そばの日は灘のお酒とそばで災厄落としを

そばの日は灘のお酒とそばで災厄落としを

毎月最終日はそばの日です。

日本麺業団体連合会が制定した記念日で、江戸の商人が毎月月末になると、縁起物としてお蕎麦を食べていたことに由来します。

年越しそばも同様で、その月にあった苦労や災厄を、引き継がないように切り捨てる意味合いがあり、新しい月を気持ちよく迎えるためにお蕎麦を食べます。

蕎麦屋は庶民の憩いの場

お酒が好きな人、特に日本酒が好きな人は、「蕎麦屋酒」に憧れるのではないでしょうか。

蕎麦が茹で上がるまでの時間に、ちょっとしたつまみと日本酒をいただき、最後に蕎麦を手繰る。
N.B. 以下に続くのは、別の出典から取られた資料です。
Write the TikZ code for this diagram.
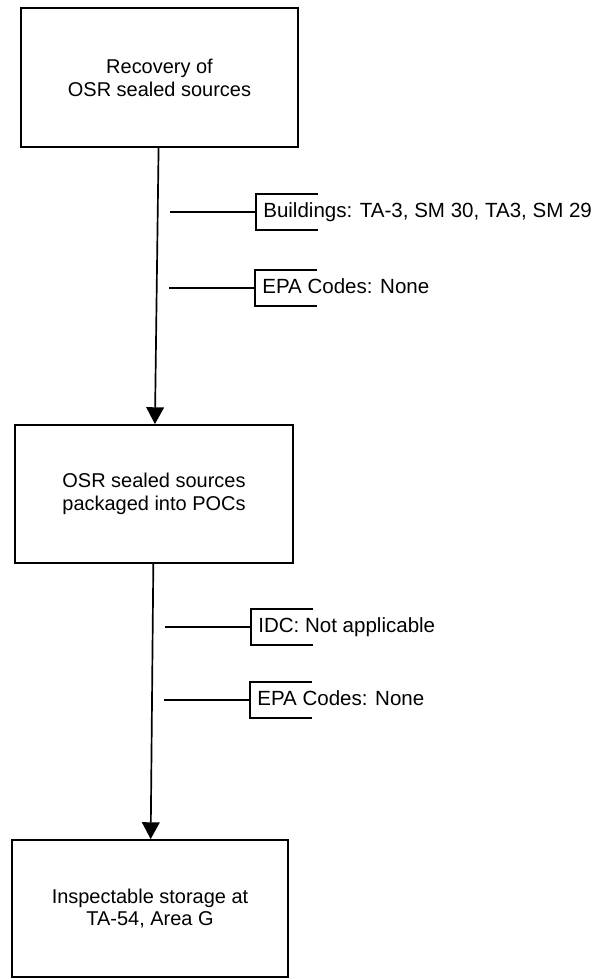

こうした習慣は江戸時代に始まったものといわれています。

江戸時代は、いわゆる居酒屋がなかったといわれ、蕎麦屋のようにさまざまな料理を出す店は、庶民の憩いの場として多くの人に利用されていたといわれています。

長い時を経ても、蕎麦屋酒は江戸の粋として多くの人にとらえられ、お酒好きの心を虜にしています。

蕎麦屋で飲まれていたお酒はどんなものか

江戸時代に蕎麦屋で飲まれていたお酒はどんなものだったでしょうか。

江戸の周辺で造られるお酒は、まだ醸造技術が未熟だったため、どぶろくのような濁り酒だったといわれています。

これに対し、食の都であった上方のお酒は透き通った「清酒」。

これを上方から来る「下り酒」と呼んでもてはやし、関東のお酒は「下らない酒」とこき下ろしたのだそうです。
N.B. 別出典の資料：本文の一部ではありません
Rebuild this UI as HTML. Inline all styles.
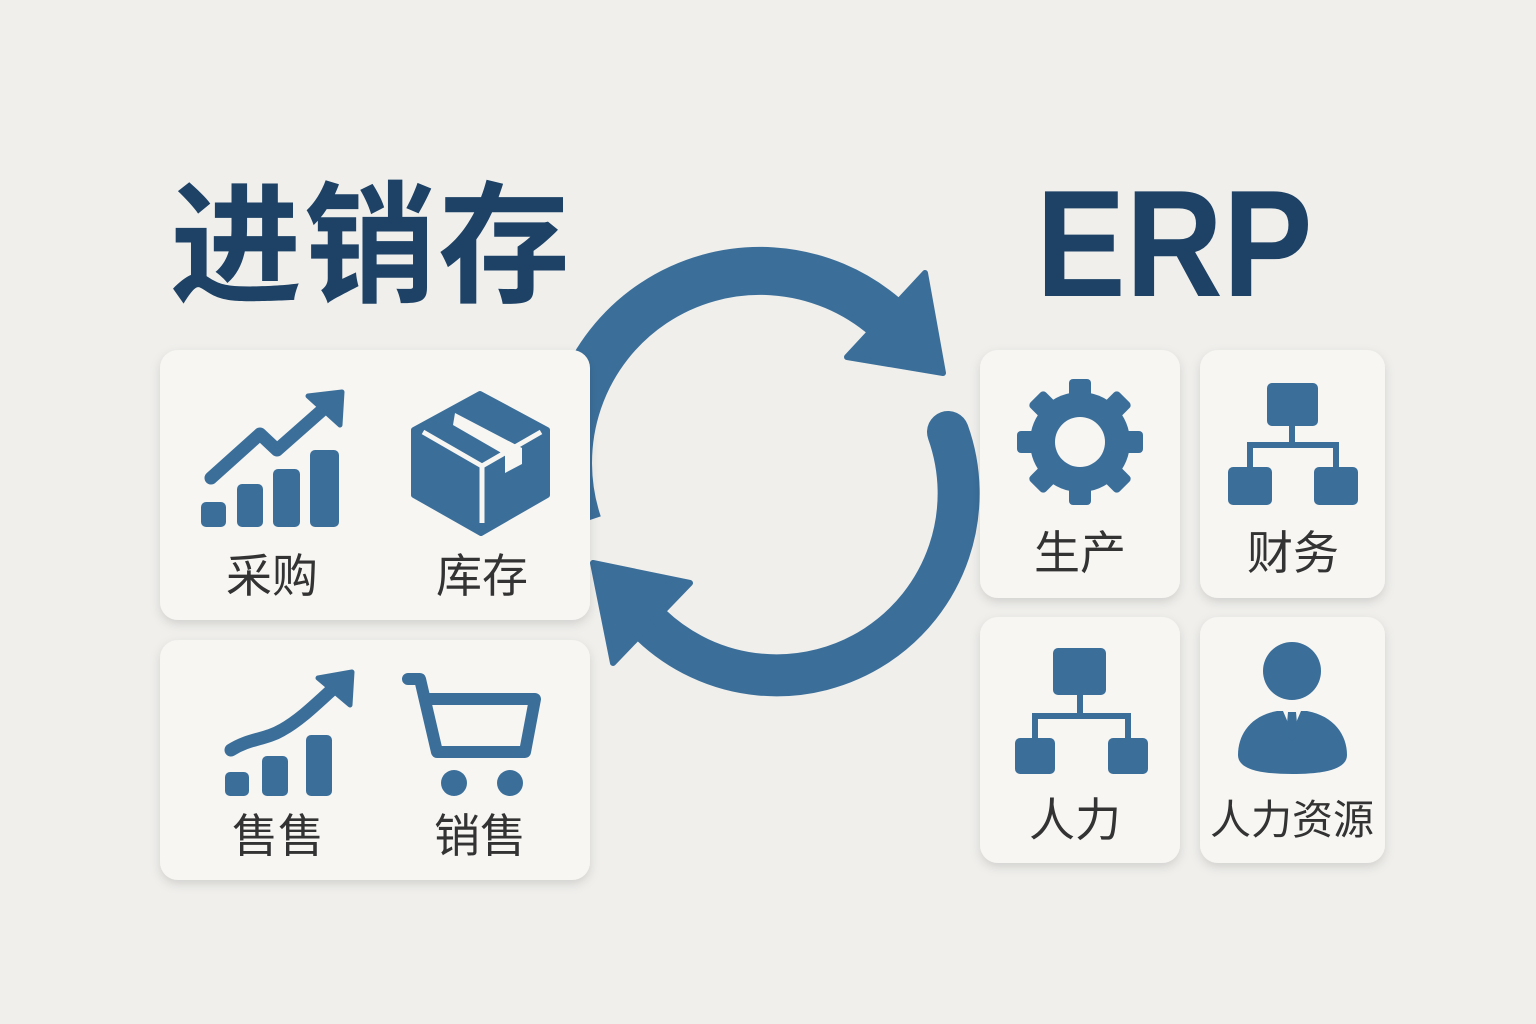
<!DOCTYPE html>
<html><head><meta charset="utf-8"><style>
html,body{margin:0;padding:0;background:#f0efec;}
svg{display:block;}
</style></head><body>
<svg width="1536" height="1024" viewBox="0 0 1536 1024" xmlns="http://www.w3.org/2000/svg">
<defs>
<filter id="sh" x="-10%" y="-10%" width="120%" height="130%">
<feDropShadow dx="0" dy="4" stdDeviation="5" flood-color="#000" flood-opacity="0.13"/>
</filter>
</defs>
<rect width="1536" height="1024" fill="#f0efec"/>

<!-- arrows -->
<g fill="#3b6f9a" stroke="none">
<path d="M 578 524 A 192 192 0 0 1 886 318" fill="none" stroke="#3b6f9a" stroke-width="48"/>
<polygon points="943,373 925,273 847,357" stroke="#3b6f9a" stroke-width="6" stroke-linejoin="round"/>
<path d="M 948 432 A 182 182 0 0 1 651 625" fill="none" stroke="#3b6f9a" stroke-width="42" stroke-linecap="round"/>
<polygon points="593,563 690,583 613,663" stroke="#3b6f9a" stroke-width="6" stroke-linejoin="round"/>
</g>

<!-- titles -->
<text x="170" y="292" font-family="'Noto Sans CJK SC',sans-serif" font-weight="bold" font-size="132" fill="#1d4266" letter-spacing="2">进销存</text>
<text x="1036" y="296" font-family="'Liberation Sans',sans-serif" font-weight="bold" font-size="152" fill="#1d4266" transform="translate(1036 0) scale(0.885 1) translate(-1036 0)">ERP</text>

<!-- cards -->
<g fill="#f7f6f3" filter="url(#sh)">
<rect x="160" y="350" width="430" height="270" rx="18"/>
<rect x="160" y="640" width="430" height="240" rx="18"/>
<rect x="980" y="350" width="200" height="248" rx="18"/>
<rect x="1200" y="350" width="185" height="248" rx="18"/>
<rect x="980" y="617" width="200" height="246" rx="18"/>
<rect x="1200" y="617" width="185" height="246" rx="18"/>
</g>

<g fill="#3b6f9a">
<rect x="201" y="502" width="25" height="25" rx="5"/>
<rect x="237" y="484" width="26" height="43" rx="5"/>
<rect x="273" y="469" width="27" height="58" rx="5"/>
<rect x="310" y="450" width="29" height="77" rx="5"/>
<polyline points="211,478 260,434 277,450 328,405" fill="none" stroke="#3b6f9a" stroke-width="13" stroke-linecap="round" stroke-linejoin="round"/>
<polygon points="342,392 340,425 308,396" stroke="#3b6f9a" stroke-width="5" stroke-linejoin="round"/>
<polygon points="480,394 547,430 547,495 481,533 414,495 414,430" stroke="#3b6f9a" stroke-width="6" stroke-linejoin="round"/>
<polyline points="423,432 482,466 541,432" fill="none" stroke="#f7f6f3" stroke-width="5"/>
<line x1="482" y1="466" x2="482" y2="523" stroke="#f7f6f3" stroke-width="5"/>
<polygon points="455,413 522,448 522,464 505,473 505,455 453,425" fill="#f7f6f3"/>
<rect x="225" y="772" width="24" height="24" rx="5"/>
<rect x="262" y="756" width="26" height="40" rx="5"/>
<rect x="306" y="735" width="26" height="61" rx="5"/>
<path d="M 231 750 C 250 738 265 740 282 730 C 300 720 315 705 336 686" fill="none" stroke="#3b6f9a" stroke-width="13" stroke-linecap="round"/>
<polygon points="352,672 350,705 318,678" stroke="#3b6f9a" stroke-width="5" stroke-linejoin="round"/>
<path d="M 408 679 L 420 679 L 437 752 L 525 752 L 535 699 L 430 699" fill="none" stroke="#3b6f9a" stroke-width="12" stroke-linecap="round" stroke-linejoin="round"/>
<circle cx="454" cy="783" r="13"/>
<circle cx="510" cy="783" r="13"/>
<g transform="translate(1080 442)">
<circle r="50"/>
<g>
<rect x="-11" y="-63" width="22" height="26" rx="4"/>
<rect x="-11" y="-63" width="22" height="26" rx="4" transform="rotate(45)"/>
<rect x="-11" y="-63" width="22" height="26" rx="4" transform="rotate(90)"/>
<rect x="-11" y="-63" width="22" height="26" rx="4" transform="rotate(135)"/>
<rect x="-11" y="-63" width="22" height="26" rx="4" transform="rotate(180)"/>
<rect x="-11" y="-63" width="22" height="26" rx="4" transform="rotate(225)"/>
<rect x="-11" y="-63" width="22" height="26" rx="4" transform="rotate(270)"/>
<rect x="-11" y="-63" width="22" height="26" rx="4" transform="rotate(315)"/>
</g>
<circle r="25" fill="#f7f6f3"/>
</g>
<rect x="1267" y="383" width="51" height="43" rx="5"/>
<rect x="1228" y="467" width="44" height="38" rx="5"/>
<rect x="1314" y="467" width="44" height="38" rx="5"/>
<path d="M 1292 426 L 1292 445 M 1250 467 L 1250 445 L 1336 445 L 1336 467" fill="none" stroke="#3b6f9a" stroke-width="6"/>
<rect x="1053" y="648" width="53" height="47" rx="5"/>
<rect x="1015" y="738" width="40" height="36" rx="5"/>
<rect x="1108" y="738" width="40" height="36" rx="5"/>
<path d="M 1080 695 L 1080 716 M 1035 738 L 1035 716 L 1128 716 L 1128 738" fill="none" stroke="#3b6f9a" stroke-width="6"/>
<circle cx="1292" cy="671" r="29"/>
<path d="M 1277 711 C 1250 716 1238 735 1238 755 C 1238 770 1262 774 1292 774 C 1322 774 1347 770 1347 755 C 1347 735 1334 716 1307 711 Z"/>
<polygon points="1283,711 1301,711 1292,732" fill="#f7f6f3"/>
<polygon points="1288,712 1296,712 1298,735 1292,741 1286,735"/>
</g>

<g font-family="'Liberation Sans','Noto Sans CJK SC',sans-serif" font-size="46" fill="#333" text-anchor="middle">
<text x="272" y="592">采购</text>
<text x="482" y="592">库存</text>
<text x="278" y="852">售售</text>
<text x="480" y="852">销售</text>
<text x="1080" y="569">生产</text>
<text x="1293" y="569">财务</text>
<text x="1075" y="836">人力</text>
<text x="1292" y="834" font-size="41">人力资源</text>
</g>
</svg>
</body></html>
下り酒と呼ばれるお酒の産地の中でも、灘の酒はとりわけて好まれ、江戸時代後期の江戸市中で飲まれる酒の8割以上が灘の酒だったといわれるほどといいます。

灘のお酒が発展した理由

灘の酒を生む兵庫県は、現在でも日本酒の生産量が日本一で、「灘五郷」と呼ばれる地域がその大半のお酒を生み出すことで知られています。

灘五郷は、昔の地名で言う西郷、御影郷、魚崎郷、西宮郷、今津郷の総称で、日本人なら誰もが知るような、日本酒のブランドの本拠地がある地域でもあります。

江戸時代より前は、奈良や伏見、伊丹といった地域の方がお酒造りが盛んだったといわれています。

なぜ灘のお酒が発展したかというと、それは江戸へとお酒を送る際に、陸路を経る必要がなかったため。

灘のある沿岸部は海運が盛んで、当時から交易が行われている場所。

そこからお酒を船に乗せて江戸に運ぶため、奈良や伏見のように船まで運ぶコストがかからなかったのです。

「菊正宗 嘉宝蔵 灘の生一本・生もと純米 720ml」

なぜ灘のお酒が一番良いといわれたのか

灘のお酒が発展したのは、お酒を運んだ江戸で好まれ、たくさん売れるようになったから、ということも挙げられるわけですが、なぜそこまで江戸で好まれたのでしょうか。

その秘密は「灘の宮水」にあります。

宮水は1840年に櫻正宗によって発見され、他の酒蔵も、宮水の出る土地にこぞって井戸を掘りました。

宮水と他の仕込み水の違いは鉄分。宮水には鉄分が全く含まれていないのです。

日本酒は仕込んでから時間が経つと、鉄分の影響で変色し、風味が悪くなるのですが、鉄分の含まれない宮水を使用した日本酒は、夏を越しても味が落ちませんでした。

そして、秋を超えるとさらに一段と美味しくなる「秋晴れ」と呼ばれ、江戸の庶民を虜にしたのです。

灘は生産量の多い大きなメーカーが多いため、大量生産のお酒のイメージが強いかもしれませんが、昔ながらの製法を大切にしながら、新たな挑戦をしている酒蔵も多いといえます。

伝統を守りつつ、縛られない姿勢が、今も昔と変わらずに愛される、ロングセラーのお酒を生む原動力になっているのかもしれません。

蕎麦の日は、軽い肴をつまみながら、江戸の昔に親しまれたお酒のことを考えるのも乙なのではないでしょうか。

締めには蕎麦を忘れずに食べて、今月の苦労や災厄を切り捨てたいですね。